6. Obtain a LOESS fit. Describe the LOESS line (its direction and shape).

7. Is the LOESS fit better than the linear fit? Explain.

8. Calculate the Pearson’s correlation coefficient for the relationship between salinity and discharge. Interpret the coefficient.

9. Calculate the Spearman’s correlation coefficient for the relationship between salinity and discharge. Interpret the coefficient.

10. Which correlation coefficient is more appropriate and why?

A random sample of 300 customer weekday noon-hour waiting times at a downtown Columbus Chipotle restaurant were recorded (in minutes). The data are in the R data frame waittime.Rdata on the INSR website. We have downloaded data from this website in class, and instructions can also be found in INSR and in previous homework assignments.

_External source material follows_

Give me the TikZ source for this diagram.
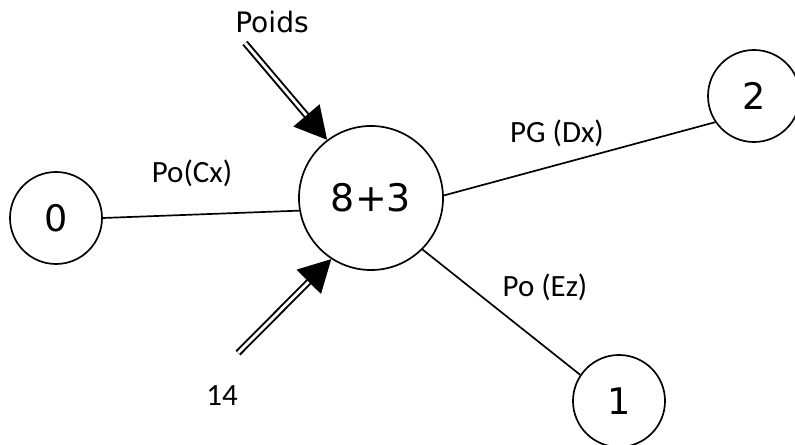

1. Describe the distribution of waiting times.

2. Calculate and report the sample mean wait time. Is the sample mean a good measure of the center of these data? Explain.

3. Create a single bootstrap sample from the waiting times. Copy and paste a summary (using the summary function) of it below with your code (no screen shots). Give the mean and median of this sample.

4. Create the sampling distribution of the sample mean using bootstrapping. Use 1000 replications. Describe the shape of the sampling distribution of the sample mean. Is it approximately normal? Are you surprised? Why or why not? No need to show the histogram, just describe it. Make sure to include your code.

5. With the observed sample, the traditional estimate for the SE of the mean is 0.05438. Give the bootstrap estimate of the SEM. Explain the difference between the two, if there is one.

6. Find and interpret a 95% bootstrap percentile confidence interval for the true mean weekday noon hour waiting times at the downtown Columbus Chipotle restaurant.

7. Find and interpret a 95% bootstrap percentile confidence interval for the true median weekday noon-hour waiting times at a downtown Columbus Chipotle restaurant.

8. Estimate the bias for the mean and the median. Comment on the estimates. How does the bias affect the validity of the CI?

9. Use the “boot” function to obtain BCA intervals for the mean. How does this interval compare with the bootstrap percentile interval? Which one should you use and why?

10. Use the “boot” function to obtain BCA intervals for median of the waittimes. How does this interval compare with the percentile intervals? Which one should you use and why?